** start of SUPPLIED DATA **
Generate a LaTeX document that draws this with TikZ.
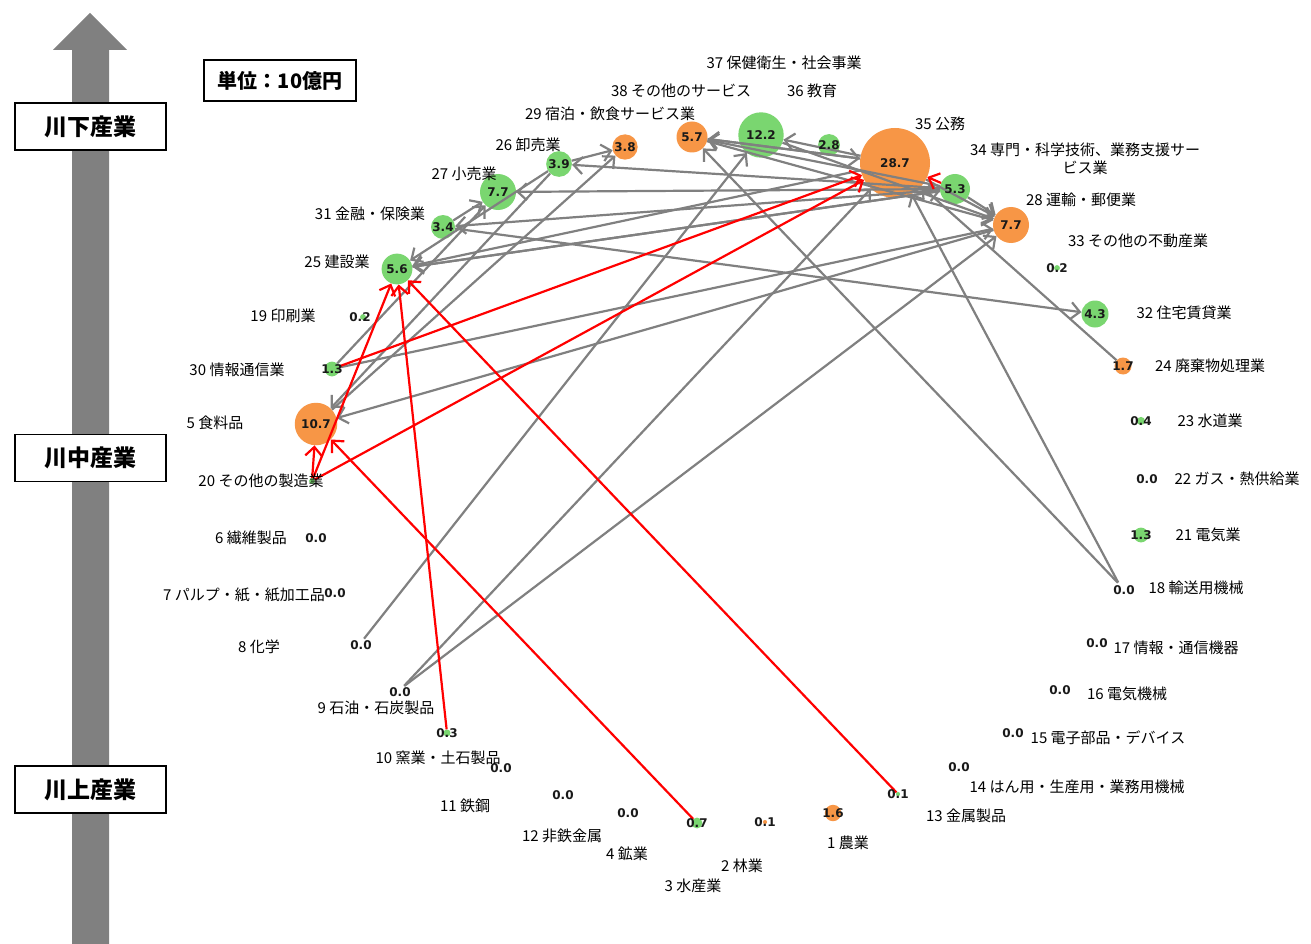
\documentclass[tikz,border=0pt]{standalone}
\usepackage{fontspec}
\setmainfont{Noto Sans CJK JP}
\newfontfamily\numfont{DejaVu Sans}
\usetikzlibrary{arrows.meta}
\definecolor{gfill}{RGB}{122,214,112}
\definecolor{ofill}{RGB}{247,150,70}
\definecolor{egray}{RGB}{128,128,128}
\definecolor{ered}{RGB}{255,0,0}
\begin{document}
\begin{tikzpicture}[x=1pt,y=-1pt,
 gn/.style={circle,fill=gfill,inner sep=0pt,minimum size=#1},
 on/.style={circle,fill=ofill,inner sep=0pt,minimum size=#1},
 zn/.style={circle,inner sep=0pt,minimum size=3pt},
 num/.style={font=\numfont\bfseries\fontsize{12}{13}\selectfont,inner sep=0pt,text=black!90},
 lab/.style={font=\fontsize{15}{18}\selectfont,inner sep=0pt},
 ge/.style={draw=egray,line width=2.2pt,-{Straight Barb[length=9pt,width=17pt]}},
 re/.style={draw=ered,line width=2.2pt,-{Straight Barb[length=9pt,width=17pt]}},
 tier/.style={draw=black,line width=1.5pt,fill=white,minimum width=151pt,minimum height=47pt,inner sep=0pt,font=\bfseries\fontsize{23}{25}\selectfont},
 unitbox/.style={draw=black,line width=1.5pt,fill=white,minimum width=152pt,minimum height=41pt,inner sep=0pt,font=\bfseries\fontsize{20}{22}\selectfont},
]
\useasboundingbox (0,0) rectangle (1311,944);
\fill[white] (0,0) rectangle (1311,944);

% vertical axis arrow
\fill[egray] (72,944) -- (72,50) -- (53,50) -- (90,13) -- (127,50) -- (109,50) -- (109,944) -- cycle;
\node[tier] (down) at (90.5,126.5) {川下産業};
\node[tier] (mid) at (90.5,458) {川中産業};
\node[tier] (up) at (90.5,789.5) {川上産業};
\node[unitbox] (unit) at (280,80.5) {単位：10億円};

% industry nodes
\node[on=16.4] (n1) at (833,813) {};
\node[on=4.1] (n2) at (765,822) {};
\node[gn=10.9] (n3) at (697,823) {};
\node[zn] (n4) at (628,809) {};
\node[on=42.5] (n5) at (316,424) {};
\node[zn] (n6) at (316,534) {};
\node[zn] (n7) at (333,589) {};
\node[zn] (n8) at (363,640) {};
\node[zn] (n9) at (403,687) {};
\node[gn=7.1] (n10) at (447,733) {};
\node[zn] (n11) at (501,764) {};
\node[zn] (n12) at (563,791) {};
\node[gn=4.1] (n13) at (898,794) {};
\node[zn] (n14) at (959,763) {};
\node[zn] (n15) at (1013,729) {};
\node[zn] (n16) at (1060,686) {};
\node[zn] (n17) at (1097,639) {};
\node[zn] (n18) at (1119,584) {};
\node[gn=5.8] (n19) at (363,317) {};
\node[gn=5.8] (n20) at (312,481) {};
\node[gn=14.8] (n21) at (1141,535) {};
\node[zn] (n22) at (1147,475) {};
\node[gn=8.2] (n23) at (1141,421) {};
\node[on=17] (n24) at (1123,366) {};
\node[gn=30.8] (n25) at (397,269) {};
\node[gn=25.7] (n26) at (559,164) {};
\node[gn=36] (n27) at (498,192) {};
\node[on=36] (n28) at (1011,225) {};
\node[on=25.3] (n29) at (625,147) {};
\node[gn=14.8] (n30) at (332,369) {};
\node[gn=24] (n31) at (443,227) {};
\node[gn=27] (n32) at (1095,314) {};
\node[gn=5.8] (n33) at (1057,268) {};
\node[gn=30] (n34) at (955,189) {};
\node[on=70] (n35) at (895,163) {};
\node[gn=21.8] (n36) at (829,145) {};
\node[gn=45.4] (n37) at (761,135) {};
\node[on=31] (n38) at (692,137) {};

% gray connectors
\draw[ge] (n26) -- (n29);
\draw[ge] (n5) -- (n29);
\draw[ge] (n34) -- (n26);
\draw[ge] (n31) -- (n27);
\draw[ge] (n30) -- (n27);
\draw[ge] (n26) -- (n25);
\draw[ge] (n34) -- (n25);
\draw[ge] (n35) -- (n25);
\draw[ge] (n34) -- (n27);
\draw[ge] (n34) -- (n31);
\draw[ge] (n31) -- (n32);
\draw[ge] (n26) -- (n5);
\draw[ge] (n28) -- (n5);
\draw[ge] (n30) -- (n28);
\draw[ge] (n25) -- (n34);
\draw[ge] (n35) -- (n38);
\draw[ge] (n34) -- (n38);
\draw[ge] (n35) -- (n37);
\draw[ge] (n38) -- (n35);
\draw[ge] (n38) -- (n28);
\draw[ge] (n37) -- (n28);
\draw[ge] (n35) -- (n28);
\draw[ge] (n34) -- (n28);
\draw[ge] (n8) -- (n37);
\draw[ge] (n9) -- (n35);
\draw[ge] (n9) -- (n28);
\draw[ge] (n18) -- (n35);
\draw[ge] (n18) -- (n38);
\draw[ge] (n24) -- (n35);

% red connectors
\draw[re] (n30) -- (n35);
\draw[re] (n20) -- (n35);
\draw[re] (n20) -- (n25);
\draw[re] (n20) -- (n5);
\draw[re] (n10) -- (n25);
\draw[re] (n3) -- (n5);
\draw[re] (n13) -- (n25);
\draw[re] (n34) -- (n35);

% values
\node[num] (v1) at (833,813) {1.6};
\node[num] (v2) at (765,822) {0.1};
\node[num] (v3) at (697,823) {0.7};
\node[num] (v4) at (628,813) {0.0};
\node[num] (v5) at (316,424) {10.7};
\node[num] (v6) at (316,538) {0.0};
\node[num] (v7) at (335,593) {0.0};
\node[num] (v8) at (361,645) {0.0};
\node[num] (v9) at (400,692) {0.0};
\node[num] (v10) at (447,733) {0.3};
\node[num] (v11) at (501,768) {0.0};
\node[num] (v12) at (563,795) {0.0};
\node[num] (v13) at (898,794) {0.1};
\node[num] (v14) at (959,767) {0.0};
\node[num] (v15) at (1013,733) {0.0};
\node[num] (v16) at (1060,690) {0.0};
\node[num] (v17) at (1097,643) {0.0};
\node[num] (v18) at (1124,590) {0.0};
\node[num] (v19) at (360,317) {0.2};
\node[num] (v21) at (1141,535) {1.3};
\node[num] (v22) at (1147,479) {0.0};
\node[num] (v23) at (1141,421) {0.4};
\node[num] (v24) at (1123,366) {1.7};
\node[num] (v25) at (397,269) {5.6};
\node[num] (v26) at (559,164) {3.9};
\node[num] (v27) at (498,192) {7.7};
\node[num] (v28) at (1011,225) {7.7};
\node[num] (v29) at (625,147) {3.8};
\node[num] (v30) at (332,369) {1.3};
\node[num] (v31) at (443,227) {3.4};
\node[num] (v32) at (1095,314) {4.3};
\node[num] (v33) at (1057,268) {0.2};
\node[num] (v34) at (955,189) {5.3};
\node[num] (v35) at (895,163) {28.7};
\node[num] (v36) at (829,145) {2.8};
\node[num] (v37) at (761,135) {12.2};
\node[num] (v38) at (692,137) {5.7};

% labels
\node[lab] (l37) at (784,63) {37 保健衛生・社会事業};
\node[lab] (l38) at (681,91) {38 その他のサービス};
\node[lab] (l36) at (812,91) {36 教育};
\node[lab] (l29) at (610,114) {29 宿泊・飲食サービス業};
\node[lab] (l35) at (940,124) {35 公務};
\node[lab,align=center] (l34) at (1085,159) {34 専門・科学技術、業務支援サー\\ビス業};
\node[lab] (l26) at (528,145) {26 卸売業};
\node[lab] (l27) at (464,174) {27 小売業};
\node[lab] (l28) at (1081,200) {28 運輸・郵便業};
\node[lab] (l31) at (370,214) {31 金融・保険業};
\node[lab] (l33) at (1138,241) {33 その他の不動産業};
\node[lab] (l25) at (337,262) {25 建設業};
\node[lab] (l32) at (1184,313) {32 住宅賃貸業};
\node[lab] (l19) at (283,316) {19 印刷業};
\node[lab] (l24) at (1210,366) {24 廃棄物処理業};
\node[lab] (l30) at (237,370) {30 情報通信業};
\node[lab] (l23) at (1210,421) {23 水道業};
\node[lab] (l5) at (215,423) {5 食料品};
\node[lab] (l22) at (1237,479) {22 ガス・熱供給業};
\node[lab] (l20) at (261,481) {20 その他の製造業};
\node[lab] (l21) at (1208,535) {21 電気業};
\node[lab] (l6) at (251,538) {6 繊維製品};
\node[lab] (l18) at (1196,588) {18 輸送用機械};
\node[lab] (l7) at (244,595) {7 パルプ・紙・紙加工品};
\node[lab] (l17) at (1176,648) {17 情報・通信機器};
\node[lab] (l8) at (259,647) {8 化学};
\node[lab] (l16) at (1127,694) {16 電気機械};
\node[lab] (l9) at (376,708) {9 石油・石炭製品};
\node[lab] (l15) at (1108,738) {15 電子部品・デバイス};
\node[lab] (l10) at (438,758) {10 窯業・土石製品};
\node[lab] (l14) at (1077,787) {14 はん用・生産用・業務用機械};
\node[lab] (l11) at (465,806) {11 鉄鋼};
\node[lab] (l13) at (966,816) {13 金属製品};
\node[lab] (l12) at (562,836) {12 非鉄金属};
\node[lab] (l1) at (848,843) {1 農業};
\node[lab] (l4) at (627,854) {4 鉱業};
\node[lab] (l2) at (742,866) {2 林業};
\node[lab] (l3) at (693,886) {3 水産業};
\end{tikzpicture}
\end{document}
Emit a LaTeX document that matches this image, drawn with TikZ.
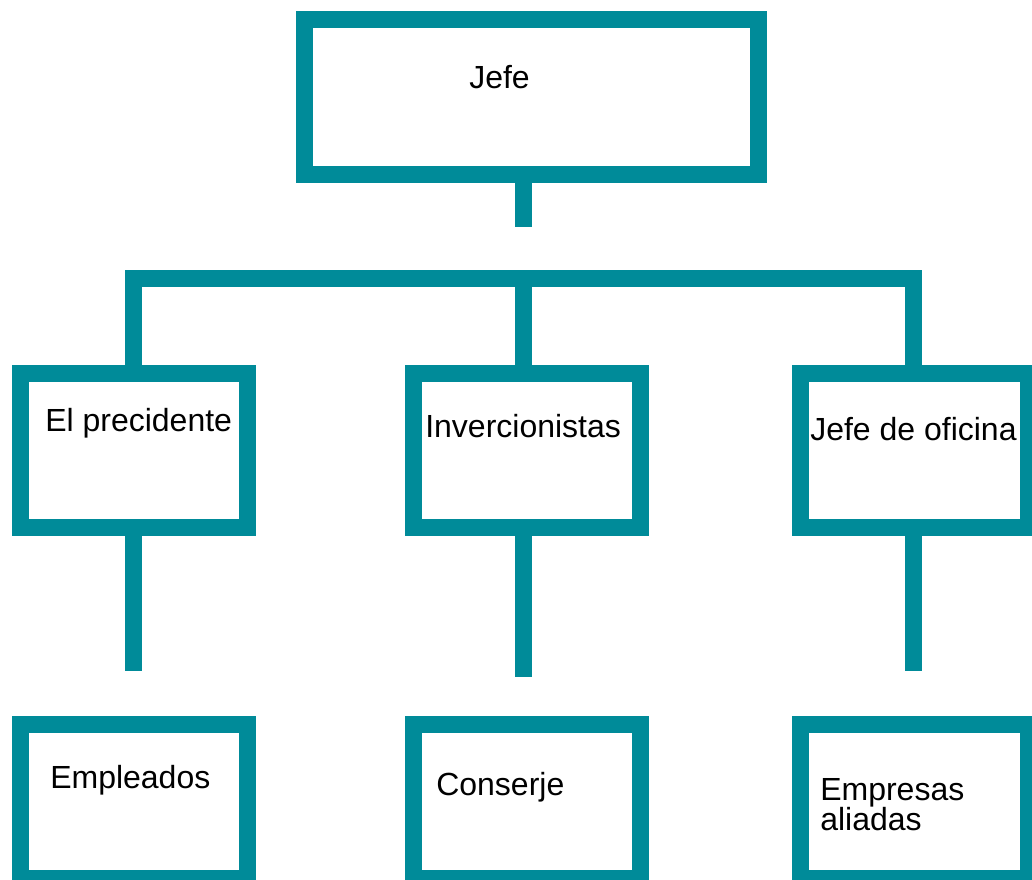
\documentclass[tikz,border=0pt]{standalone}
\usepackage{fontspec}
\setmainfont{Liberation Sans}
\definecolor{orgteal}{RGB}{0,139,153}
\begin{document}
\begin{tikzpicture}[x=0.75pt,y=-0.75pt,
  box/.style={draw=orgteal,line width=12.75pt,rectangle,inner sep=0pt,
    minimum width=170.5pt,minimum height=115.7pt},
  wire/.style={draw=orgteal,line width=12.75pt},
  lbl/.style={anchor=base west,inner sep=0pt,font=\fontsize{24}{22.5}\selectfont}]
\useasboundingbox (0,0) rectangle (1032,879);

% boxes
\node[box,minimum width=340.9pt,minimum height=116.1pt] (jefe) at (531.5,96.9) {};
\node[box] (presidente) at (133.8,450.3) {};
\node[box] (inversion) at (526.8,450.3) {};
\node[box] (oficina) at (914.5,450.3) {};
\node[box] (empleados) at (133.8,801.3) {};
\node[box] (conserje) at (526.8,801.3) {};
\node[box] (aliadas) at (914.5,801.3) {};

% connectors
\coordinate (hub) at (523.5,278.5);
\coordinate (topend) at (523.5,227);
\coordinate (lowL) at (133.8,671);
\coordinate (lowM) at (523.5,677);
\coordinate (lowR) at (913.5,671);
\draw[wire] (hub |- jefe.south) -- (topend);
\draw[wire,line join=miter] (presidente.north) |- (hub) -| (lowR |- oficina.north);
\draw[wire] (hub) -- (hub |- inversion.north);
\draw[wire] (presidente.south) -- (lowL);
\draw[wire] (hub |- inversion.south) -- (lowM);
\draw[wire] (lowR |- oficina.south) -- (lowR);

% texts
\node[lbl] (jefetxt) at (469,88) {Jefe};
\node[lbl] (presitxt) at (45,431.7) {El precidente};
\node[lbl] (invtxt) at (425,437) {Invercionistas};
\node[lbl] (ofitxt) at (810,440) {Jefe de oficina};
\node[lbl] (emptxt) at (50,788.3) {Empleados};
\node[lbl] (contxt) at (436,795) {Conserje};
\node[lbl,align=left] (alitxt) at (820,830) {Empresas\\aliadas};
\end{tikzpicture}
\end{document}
** end of SUPPLIED DATA **
## WHAT IS EXPECTED
Repeat only the lines running from "Emit a LaTeX" to "(aliadas) at (914.5,801.3)", ends included, and leave the pictures out.

## FINISHED ANSWER
Emit a LaTeX document that matches this image, drawn with TikZ.
\documentclass[tikz,border=0pt]{standalone}
\usepackage{fontspec}
\setmainfont{Liberation Sans}
\definecolor{orgteal}{RGB}{0,139,153}
\begin{document}
\begin{tikzpicture}[x=0.75pt,y=-0.75pt,
  box/.style={draw=orgteal,line width=12.75pt,rectangle,inner sep=0pt,
    minimum width=170.5pt,minimum height=115.7pt},
  wire/.style={draw=orgteal,line width=12.75pt},
  lbl/.style={anchor=base west,inner sep=0pt,font=\fontsize{24}{22.5}\selectfont}]
\useasboundingbox (0,0) rectangle (1032,879);

% boxes
\node[box,minimum width=340.9pt,minimum height=116.1pt] (jefe) at (531.5,96.9) {};
\node[box] (presidente) at (133.8,450.3) {};
\node[box] (inversion) at (526.8,450.3) {};
\node[box] (oficina) at (914.5,450.3) {};
\node[box] (empleados) at (133.8,801.3) {};
\node[box] (conserje) at (526.8,801.3) {};
\node[box] (aliadas) at (914.5,801.3) {};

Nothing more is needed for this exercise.